Work to complete. Without the pictures, extract every line from the start of the material to the line containing "ax.set_yticklabels(yticklabels)", both ends included.

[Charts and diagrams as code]
========================================
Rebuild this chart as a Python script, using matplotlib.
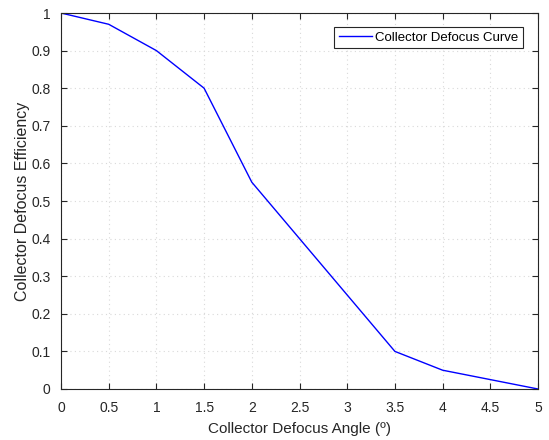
import matplotlib
matplotlib.use("Agg")
import matplotlib.pyplot as plt

# Defocus angle (degrees) and corresponding collector efficiency
angle = [0, 0.5, 1, 1.5, 2, 3.5, 4, 5]
efficiency = [1.0, 0.97, 0.90, 0.80, 0.55, 0.10, 0.05, 0.0]

xticks = [0, 0.5, 1, 1.5, 2, 2.5, 3, 3.5, 4, 4.5, 5]
xticklabels = ["0", "0.5", "1", "1.5", "2", "2.5", "3", "3.5", "4", "4.5", "5"]
yticks = [0, 0.1, 0.2, 0.3, 0.4, 0.5, 0.6, 0.7, 0.8, 0.9, 1]
yticklabels = ["0", "0.1", "0.2", "0.3", "0.4", "0.5", "0.6", "0.7", "0.8", "0.9", "1"]

plt.rcParams["font.family"] = ["Liberation Sans", "DejaVu Sans"]

fig = plt.figure(figsize=(5.49, 4.40), dpi=100)
ax = fig.add_axes([61 / 549, 1 - 389 / 440, (538 - 61) / 549, (389 - 13) / 440])

ax.plot(angle, efficiency, color="#0000ff", linewidth=1.0, label="Collector Defocus Curve")

ax.set_xlim(0, 5)
ax.set_ylim(0, 1)
ax.set_xticks(xticks)
ax.set_xticklabels(xticklabels)
ax.set_yticks(yticks)
ax.set_yticklabels(yticklabels)

edge = "#262626"
for s in ax.spines.values():
    s.set_color(edge)
    s.set_linewidth(0.8)
ax.tick_params(direction="in", top=True, right=True, length=4, width=0.8,
               colors=edge, labelsize=10, labelcolor=edge)
ax.tick_params(axis="x", pad=8.5)
ax.tick_params(axis="y", pad=7.5)
ax.grid(True, color="#d9d9d9", linestyle=(0, (1, 3)), linewidth=0.8)

ax.set_xlabel("Collector Defocus Angle (º)", fontsize=11, color=edge, labelpad=5.5)
ax.set_ylabel("Collector Defocus Efficiency", fontsize=11.5, color=edge, labelpad=1)

leg = ax.legend(loc="upper right", bbox_to_anchor=(0.9686, 0.9628), fontsize=9.5,
                fancybox=False, framealpha=1, edgecolor=edge, handlelength=2.5,
                borderpad=0.35, handletextpad=0.25, borderaxespad=0)
leg.get_frame().set_linewidth(0.8)

fig.savefig("out.png", dpi=100)
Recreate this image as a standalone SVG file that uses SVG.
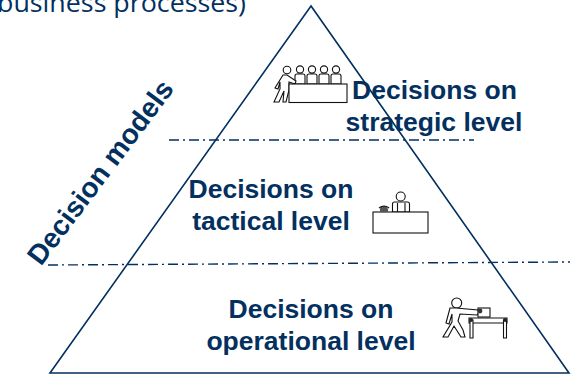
========================================
Solution to this problem.
Rebuild this chart as a Python script, using matplotlib.
import matplotlib
matplotlib.use("Agg")
import matplotlib.pyplot as plt

# Defocus angle (degrees) and corresponding collector efficiency
angle = [0, 0.5, 1, 1.5, 2, 3.5, 4, 5]
efficiency = [1.0, 0.97, 0.90, 0.80, 0.55, 0.10, 0.05, 0.0]

xticks = [0, 0.5, 1, 1.5, 2, 2.5, 3, 3.5, 4, 4.5, 5]
xticklabels = ["0", "0.5", "1", "1.5", "2", "2.5", "3", "3.5", "4", "4.5", "5"]
yticks = [0, 0.1, 0.2, 0.3, 0.4, 0.5, 0.6, 0.7, 0.8, 0.9, 1]
yticklabels = ["0", "0.1", "0.2", "0.3", "0.4", "0.5", "0.6", "0.7", "0.8", "0.9", "1"]

plt.rcParams["font.family"] = ["Liberation Sans", "DejaVu Sans"]

fig = plt.figure(figsize=(5.49, 4.40), dpi=100)
ax = fig.add_axes([61 / 549, 1 - 389 / 440, (538 - 61) / 549, (389 - 13) / 440])

ax.plot(angle, efficiency, color="#0000ff", linewidth=1.0, label="Collector Defocus Curve")

ax.set_xlim(0, 5)
ax.set_ylim(0, 1)
ax.set_xticks(xticks)
ax.set_xticklabels(xticklabels)
ax.set_yticks(yticks)
ax.set_yticklabels(yticklabels)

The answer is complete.